Sempre in ambito economico, ma di interesse esclusivo degli americani, c’è il taglio delle tasse, già intrapreso nel dicembre 2017 dalla prima presidenza Trump, che viene populisticamente -del resto le campagne elettorali vivono di promesse- riproposto dal Trump bis a favore delle imprese dei più benestanti.
Un altro punto fondamentale dell’Agenda 47 concerne l’introduzione di dazi fissi su qualunque merce importata: ogni prodotto proveniente dal di fuori degli Stati Uniti subirà una tassazione del 10% e un inevitabile aumento del prezzo per il consumatore che vorrà acquistarlo. L’intenzione è chiaramente la promozione del cosiddetto made in USA, sebbene un’economia così globalizzata e interdipendente difficilmente permette a uno Stato di essere autosufficiente, Stati Uniti compresi. Gli americani sono grandi consumatori e come tali amano il pomodoro italiano, il vino francese, il cioccolato belga e via dicendo.
Di difficile attuazione invece l’allontanamento di milioni di immigranti clandestini dal territorio statunitense: Trump ne fece un cavallo di battaglia già al suo primo mandato, per poi riconoscere una realtà fatta di fondi insufficienti e di improbabile fattibilità: dove e come trasferire milioni di immigrati irregolari? Quanto costerebbe? Senza considerare, peraltro, il discutibile spessore morale che tali azioni portano con sé. Verosimili quindi misure molto restrittive, già applicate durante la sua prima presidenza, nei confronti di coloro che intendono emigrare negli Stati Uniti, regolarmente o meno.

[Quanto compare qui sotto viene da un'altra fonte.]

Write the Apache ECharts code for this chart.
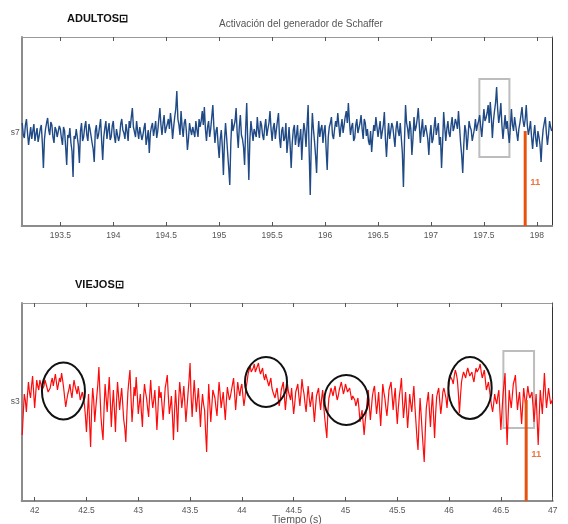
<!DOCTYPE html>
<html>
<head>
<meta charset="utf-8">
<script src="https://cdn.jsdelivr.net/npm/echarts@6/dist/echarts.min.js"></script>
<style>
  html, body { margin: 0; padding: 0; background: #fff; }
  #chart { width: 568px; height: 524px; }
</style>
</head>
<body>
<div id="chart"></div>
<script>
// ---- ADULTOS: channel s7 (evenly sampled between first and last time) ----
const adultFirst = 193.14;   // s
const adultLast = 198.14;    // s
const adultSignal = [
  10, -2, -5, 8, 14, 0, -12, -3, 6, -6, 2, 9, -8, -1, 5, -9, -3, 4, 8, -10,
  -35, -6, 4, 10, 15, 3, -2, 11, 8, -4, -10, 6, 3, -4, -6, 7, 4, -5, -12, 6,
  2, -14, -32, -2, -5, 5, -10, -18, -44, -3, -6, 4, 6, -12, -30, 2, 10, -8, -4, 6,
  12, -2, -8, 9, 4, -3, -10, -16, -29, 2, 8, -6, -2, 6, 14, -8, -27, -4, 5, 12,
  -6, 3, 10, -7, -4, 7, 12, -3, -10, 4, 6, -8, -3, 9, 14, 3, 0, -6, 9, 2,
  -8, 12, 5, 16, 25, 6, 4, -4, 12, 2, -6, 6, 8, -7, -2, 5, 10, -12, -5, 3,
  -20, 0, 6, 10, -3, 4, 12, -5, 2, 14, 25, 8, -2, 10, 18, 0, 5, 9, 14, 4,
  20, 10, -6, 6, 16, 24, 42, 14, 8, -2, 22, 6, -4, 10, 14, 2, -17, -6, 10, 3,
  -2, 6, 8, -4, 12, 3, -4, 14, 6, 12, 22, 8, 26, 4, -8, 6, 12, -4, 4, 16,
  28, 6, -10, 2, 6, -12, -25, -6, 3, -14, -42, -8, 10, -4, -20, -35, -52, -10, 14, 2,
  4, 12, 25, 0, -15, 6, 18, -2, -6, -14, -32, 4, 30, -10, -47, -6, 12, 2, -8, 4,
  6, -4, 16, 3, -5, 12, 8, -2, -7, 6, 14, -3, 4, 10, 22, 4, -8, 5, 10, -6,
  3, 12, 20, -5, -15, 2, 6, -8, -5, 10, -20, -8, 6, -12, -35, -10, 3, 8, -12, -2,
  8, -14, -6, 4, -27, -4, 10, 2, -14, 8, 28, -20, -62, -8, 20, 4, -8, -22, -40, -6,
  12, -4, 4, 8, -10, 2, 8, -16, -37, -4, 6, 10, 16, -2, -6, 4, 12, 6, 20, 8,
  -4, 6, 14, 0, 8, 16, 22, 10, 30, 12, -2, 6, 10, -8, -5, 8, 14, 0, 2, 10,
  18, 4, -6, 14, 10, -3, 4, -8, -12, 2, -19, -4, 8, 2, 16, 6, -4, 4, 12, -6,
  -8, 8, 21, -6, -24, -4, 10, -6, 2, 10, 6, -4, -14, 4, 12, 2, -3, 10, 8, -20,
  -54, -8, 28, 10, 4, -6, 12, 4, -22, -6, 16, 2, 6, 14, 25, 8, -10, 4, 14, -4,
  2, 8, 10, -6, -22, -2, 8, -10, -6, 6, 16, -2, 4, 10, -12, -4, -35, -10, 21, 6,
  -8, 4, 12, 0, -4, 8, 16, 2, 6, 14, 10, 4, 22, 6, -10, -22, -40, -12, 8, 2,
  -17, -4, 12, 6, 3, -8, -6, 4, 14, 2, 8, 12, 18, 6, -4, 10, 24, 12, 15, 20,
  28, 10, 31, 16, -5, 12, 22, 30, 46, 24, 10, 18, 30, 8, -6, 6, 18, 4, 12, 0,
  -10, 6, 24, 8, 2, 16, 14, 0, -8, 4, 10, 18, 26, 12, 6, 14, 28, 8, -2, 4,
  12, -4, -16, -2, 8, -6, -14, 2, -4, -12, -29, -8, 4, 10, 16, 0, -12, -2, 12, 6,
  2
];
const adultRange = [193.135, 198.145];
const adultAmp = [-93, 96];
const adultTicks = [193.5, 194, 194.5, 195, 195.5, 196, 196.5, 197, 197.5, 198];
const adultEvent = { time: 197.89, top: 2, labelAt: -49, text: '11' };
const adultBox = [[197.457, 54], [197.741, -24]];

// ---- VIEJOS: channel s3 ----
const elderFirst = 41.88;
const elderLast = 47.0;
const elderSignal = [
  -33, -12, 8, 2, -10, 6, 20, 10, 4, 16, 26, 10, -6, 8, 22, 16, 12, 22, 18, 12,
  10, 16, 22, 18, 14, 10, 8, 14, 20, 24, 16, 22, 28, 20, 12, 18, 24, 20, 29, 22,
  14, 4, -5, 2, 8, 12, 18, 10, 4, 14, 22, 16, 12, 8, 16, 10, 2, 6, 10, 4,
  -2, -14, -30, -10, 8, -20, -45, -8, 14, 2, -20, -6, 6, 18, 35, 10, -15, -28, -38, -6,
  18, 4, -10, 8, 25, 2, -25, -4, 12, -8, -30, 0, 20, 6, -8, 4, 14, -2, -18, -26,
  -40, -12, 10, 22, 32, 4, -20, -4, 15, 6, 25, 8, -12, -2, 8, -10, -25, 2, 18, 10,
  4, -6, -15, 6, 22, 4, -6, 2, 12, -6, -28, -8, 16, 4, 10, -4, -18, -2, 14, 20,
  27, 6, -12, -4, 6, -14, -38, -10, 12, -6, -30, 2, 20, 8, -6, 4, 16, -2, -20, -6,
  8, 22, 39, 6, -15, 4, 22, 6, -10, 2, 14, -4, -25, -6, 8, -2, -8, -30, -50, -12,
  18, -2, -20, -4, 12, 8, 4, -6, -14, 4, 20, 8, -6, 2, 10, -4, -18, 0, 15, 8,
  2, 6, 12, 18, 24, 8, -8, 6, 20, 12, 6, 14, 18, 6, -4, 4, 14, 20, 28, 32,
  36, 30, 30, 34, 38, 30, 32, 36, 39, 32, 28, 30, 34, 26, 22, 28, 30, 20, 16, 20,
  24, 14, 10, 8, 4, 10, 14, 4, -4, 2, 12, 16, 20, 6, -8, 4, 18, 10, 6, 2,
  14, 0, -12, -2, 10, 14, 18, 6, -4, 8, 23, 14, 8, -2, -10, 4, 16, 4, -5, 2,
  10, -6, -20, -6, 6, 10, 14, 2, -8, 4, 12, -4, -16, -26, -36, -10, 4, 8, 14, 10,
  6, 12, 16, 8, 2, 6, 12, 16, 20, 14, 8, 12, 18, 14, 10, 12, 14, 8, 2, 6,
  8, 2, -4, 0, 4, -6, -20, -14, -8, -20, -33, -20, -10, 2, 12, -4, -18, -6, 6, 12,
  16, 2, -12, -2, 10, -8, -24, -4, 18, 10, 4, -6, -14, -2, 12, 16, 20, 6, -8, 4,
  14, -6, -22, -6, 6, 14, 24, 2, -16, -4, 10, -8, -26, -10, 8, -2, -10, 4, 16, -4,
  -20, -36, -48, -20, 4, -12, -30, -45, -60, -30, -6, 2, 10, -8, -25, -6, 8, -14, -36, -12,
  5, 10, 14, 0, -12, -2, 10, 14, 16, 4, -6, 8, 22, 26, 28, 22, 18, 26, 32, 28,
  22, 8, -11, 6, 20, 26, 30, 28, 24, 30, 34, 30, 26, 28, 30, 24, 20, 28, 34, 30,
  28, 34, 38, 30, 24, 28, 32, 22, 12, 16, 20, 12, 4, -4, -10, -2, 8, 2, -2, 6,
  12, -8, -28, -10, 6, 18, 29, -10, -43, -14, 12, 2, -6, 6, 18, 22, 27, 8, -8, 2,
  10, -6, -22, -4, 14, 4, -4, 6, 16, 8, 4, 6, 10, -4, -20, -6, 8, -18, -43, -14,
  12, 0, -12, 8, 29, 10, -6, 4, 14, 6, -2, 0, 3
];
const elderRange = [41.875, 47.0];
const elderAmp = [-99, 99];
const elderTicks = [42, 42.5, 43, 43.5, 44, 44.5, 45, 45.5, 46, 46.5, 47];
const elderEvent = { time: 46.744, top: 2, labelAt: -52, text: '11' };
const elderBox = [[46.524, 51], [46.82, -26]];
// highlighted bursts: [centre time, centre value, half-width (s), half-height]
const elderBursts = [
  [42.278, 11, 0.2075, 28.5],
  [44.233, 20, 0.203, 25],
  [45.008, 2, 0.212, 25],
  [46.202, 14, 0.209, 31]
];

// pair each sample with its time stamp (uniform sampling)
function toPairs(first, last, vals) {
  const step = (last - first) / (vals.length - 1);
  return vals.map((v, i) => [first + i * step, v]);
}

const labelFont = { color: '#555', fontSize: 8.5, fontFamily: 'Liberation Sans, Arial, sans-serif' };
const eventColor = '#e8520f';

function bottomAxis(gridIndex, range, ticks) {
  return {
    type: 'value', gridIndex, position: 'bottom', min: range[0], max: range[1],
    axisLine: { show: true, onZero: false, lineStyle: { color: '#8c8c8c', width: 2 } },
    axisTick: { show: true, inside: true, length: 4, customValues: ticks, lineStyle: { color: '#555' } },
    axisLabel: Object.assign({ show: true, margin: 5, customValues: ticks, formatter: v => String(v) }, labelFont),
    splitLine: { show: false }
  };
}
function topAxis(gridIndex, range, ticks) {
  return {
    type: 'value', gridIndex, position: 'top', min: range[0], max: range[1],
    axisLine: { show: true, onZero: false, lineStyle: { color: '#9a9a9a', width: 1 } },
    axisTick: { show: true, inside: true, length: 4, customValues: ticks, lineStyle: { color: '#555' } },
    axisLabel: { show: false },
    splitLine: { show: false }
  };
}
function leftAxis(gridIndex, amp, name) {
  return {
    type: 'value', gridIndex, position: 'left', min: amp[0], max: amp[1],
    axisLine: { show: true, onZero: false, lineStyle: { color: '#8c8c8c', width: 2 } },
    axisTick: { show: false },
    axisLabel: Object.assign({ show: true, margin: 2, customValues: [0], formatter: () => name }, labelFont),
    splitLine: { show: false }
  };
}
function rightAxis(gridIndex, amp) {
  return {
    type: 'value', gridIndex, position: 'right', min: amp[0], max: amp[1],
    axisLine: { show: true, onZero: false, lineStyle: { color: '#333', width: 1 } },
    axisTick: { show: false }, axisLabel: { show: false }, splitLine: { show: false }
  };
}

function signalSeries(axisX, axisY, data, color, width, box) {
  return {
    type: 'line', xAxisIndex: axisX, yAxisIndex: axisY, data,
    symbol: 'none', sampling: null, z: 2,
    lineStyle: { color, width },
    markArea: {
      silent: true,
      itemStyle: { color: 'rgba(0,0,0,0)', borderColor: '#bdbdbd', borderWidth: 2 },
      data: [[{ coord: box[0] }, { coord: box[1] }]]
    }
  };
}
function eventSeries(axisX, axisY, ev, floor) {
  return [
    {
      type: 'line', xAxisIndex: axisX, yAxisIndex: axisY, symbol: 'none', z: 4,
      lineStyle: { color: eventColor, width: 3 },
      data: [[ev.time, ev.top], [ev.time, floor]]
    },
    {
      type: 'scatter', xAxisIndex: axisX, yAxisIndex: axisY, symbolSize: 0, z: 4,
      data: [[ev.time, ev.labelAt]],
      label: { show: true, position: 'right', distance: 5, formatter: ev.text,
               color: eventColor, fontSize: 9.5, fontWeight: 'bold', fontFamily: 'Liberation Sans, Arial, sans-serif' }
    }
  ];
}

const chart = echarts.init(document.getElementById('chart'), null, { renderer: 'canvas' });

chart.setOption({
  animation: false,
  backgroundColor: '#fff',
  grid: [
    { left: 21.7, top: 37, width: 530.5, height: 189 },
    { left: 21.7, top: 303, width: 531, height: 198 }
  ],
  xAxis: [
    bottomAxis(0, adultRange, adultTicks),
    topAxis(0, adultRange, adultTicks),
    bottomAxis(1, elderRange, elderTicks),
    topAxis(1, elderRange, elderTicks)
  ],
  yAxis: [
    leftAxis(0, adultAmp, 's7'),
    rightAxis(0, adultAmp),
    leftAxis(1, elderAmp, 's3'),
    rightAxis(1, elderAmp)
  ],
  series: [
    signalSeries(0, 0, toPairs(adultFirst, adultLast, adultSignal), '#1f4a86', 1.4, adultBox),
    ...eventSeries(0, 0, adultEvent, adultAmp[0]),
    signalSeries(2, 2, toPairs(elderFirst, elderLast, elderSignal), '#ff0a0a', 1.2, elderBox),
    ...eventSeries(2, 2, elderEvent, elderAmp[0]),
    {
      type: 'custom', xAxisIndex: 2, yAxisIndex: 2, z: 5, clip: false,
      data: elderBursts,
      encode: { x: 0, y: 1 },
      renderItem: (params, api) => {
        const c = api.coord([api.value(0), api.value(1)]);
        const s = api.size([api.value(2), api.value(3)]);
        return {
          type: 'ellipse',
          shape: { cx: c[0], cy: c[1], rx: s[0], ry: s[1] },
          style: { fill: 'none', stroke: '#111', lineWidth: 2 }
        };
      }
    }
  ],
  graphic: [
    { type: 'text', left: 67, top: 13,
      style: { text: 'ADULTOS\u22A1', fill: '#111', font: 'bold 11px Liberation Sans, Arial, sans-serif' } },
    { type: 'text', left: 219, top: 19,
      style: { text: 'Activación del generador de Schaffer', fill: '#555', font: '10px Liberation Sans, Arial, sans-serif' } },
    { type: 'text', left: 75, top: 279,
      style: { text: 'VIEJOS\u22A1', fill: '#111', font: 'bold 11px Liberation Sans, Arial, sans-serif' } },
    { type: 'text', left: 272, top: 515,
      style: { text: 'Tiempo (s)', fill: '#555', font: '10.5px Liberation Sans, Arial, sans-serif' } }
  ]
});
</script>
</body>
</html>
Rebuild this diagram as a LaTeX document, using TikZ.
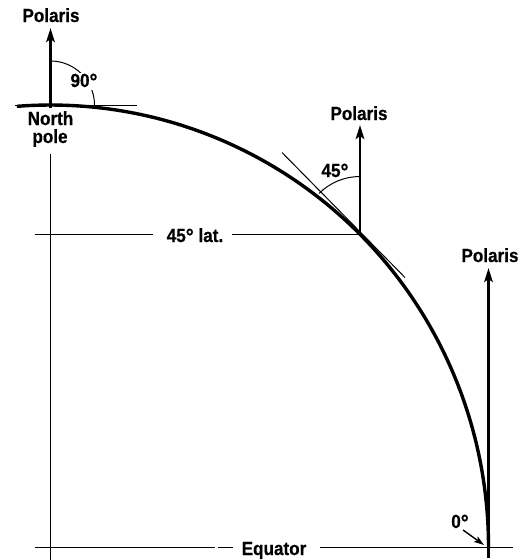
\documentclass[tikz,border=0pt]{standalone}
\usepackage{fontspec}
\setmainfont[FakeStretch=0.9,BoldFeatures={FakeBold=0.6}]{Liberation Sans}
\usetikzlibrary{arrows.meta,calc}
\newcommand\mydeg{\raisebox{-2pt}{\fontsize{22}{22}\selectfont°}}
\begin{document}
\begin{tikzpicture}[x=1pt,y=-1pt,
  lbl/.style={font=\fontsize{19}{21}\selectfont\bfseries, inner sep=0pt, anchor=base},
  earth/.style={line width=3.4pt},
  thinl/.style={line width=1pt},
  polar/.style={line width=2.8pt, -{Stealth[length=14pt,width=8.5pt,inset=3pt]}},
  small/.style={line width=1.4pt, -{Stealth[length=10pt,width=6.5pt,inset=2pt]}}]
\useasboundingbox (0,0) rectangle (518,560);
\coordinate (C) at (50.5,547);
\coordinate (NP) at (50.5,105);
\coordinate (L45) at (360,234.5);
\coordinate (EQ) at (488.5,547);
% earth surface
\draw[earth] (C) ++(-94.4:438 and 442) arc[start angle=-94.4, end angle=0, x radius=438, y radius=442];
% north pole
\node[lbl] (polA) at (51,22) {Polaris};
\coordinate (tipA) at (50.5,28);
\draw[polar] ($(NP)+(0,3)$) -- (tipA);
\coordinate (hl) at (15,105);
\coordinate (hr) at (137,105);
\draw[thinl] (hl) -- (hr);
\draw[thinl] ($(NP)+(0,-44)$) arc[start angle=-90, end angle=0, radius=44];
\node[lbl, fill=white, inner sep=0.5pt] (n90) at (84,87) {90\mydeg};
\node[lbl] (north) at (50.5,125) {North};
\node[lbl] (pole) at (50,143) {pole};
\coordinate (axtop) at (50.5,154);
\coordinate (axbot) at (50.5,560);
\draw[thinl] (axtop) -- (axbot);
% 45 latitude
\node[lbl] (lat) at (195,242) {45\mydeg\ lat.};
\coordinate (latA) at (35,234.5);
\coordinate (latB) at (153,234.5);
\coordinate (latC) at (232,234.5);
\draw[thinl] (latA) -- (latB);
\draw[thinl] (latC) -- (L45);
\coordinate (tipB) at (360,125);
\draw[polar] (L45) -- (tipB);
\node[lbl] (polB) at (359,120) {Polaris};
\draw[thinl] ($(L45)+(-78,-82)$) -- ($(L45)+(45,43)$);
\draw[thinl] ($(L45)+(0,-58)$) arc[start angle=-90, end angle=-135, radius=58];
\node[lbl] (n45) at (335,177) {45\mydeg};
% equator
\coordinate (botR) at (488.5,558);
\coordinate (tipC) at (488.5,268);
\draw[polar] (botR) -- (tipC);
\node[lbl] (polC) at (490,262) {Polaris};
\node[lbl] (n0) at (460,528) {0\mydeg};
\coordinate (zA) at (463,530);
\coordinate (zB) at (484,545);
\draw[small] (zA) -- (zB);
\node[lbl] (eq) at (274,555) {Equator};
\coordinate (e1) at (35,547);
\coordinate (e2) at (215,547);
\coordinate (e3) at (218,547);
\coordinate (e4) at (233,547);
\coordinate (e5) at (320,547);
\coordinate (e6) at (513,547);
\draw[thinl] (e1) -- (e2);
\draw[thinl] (e3) -- (e4);
\draw[thinl] (e5) -- (e6);
\end{tikzpicture}
\end{document}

Infine, il tema che concerne l’Europa da più vicino, geograficamente, eticamente e militarmente: la guerra in Ucraina. Per Trump si tratta di una questione europea e come tale sarà compito dell’Unione occuparsene in prima persona. Sul fronte mediorientale invece, sembra assicurato il sostegno di Trump a Israele, ma le posizioni andranno ulteriormente chiarite. Tra dazi e un eventuale ritiro del supporto all’Ucraina, i rapporti tra Stati Uniti ed Europa potrebbero risultare particolarmente tesi. Senza considerare il rifiuto di Trump di intervenire nell’immediato futuro sulla questione climatica e di promuovere diritti fondamentali delle donne, tra cui l’aborto.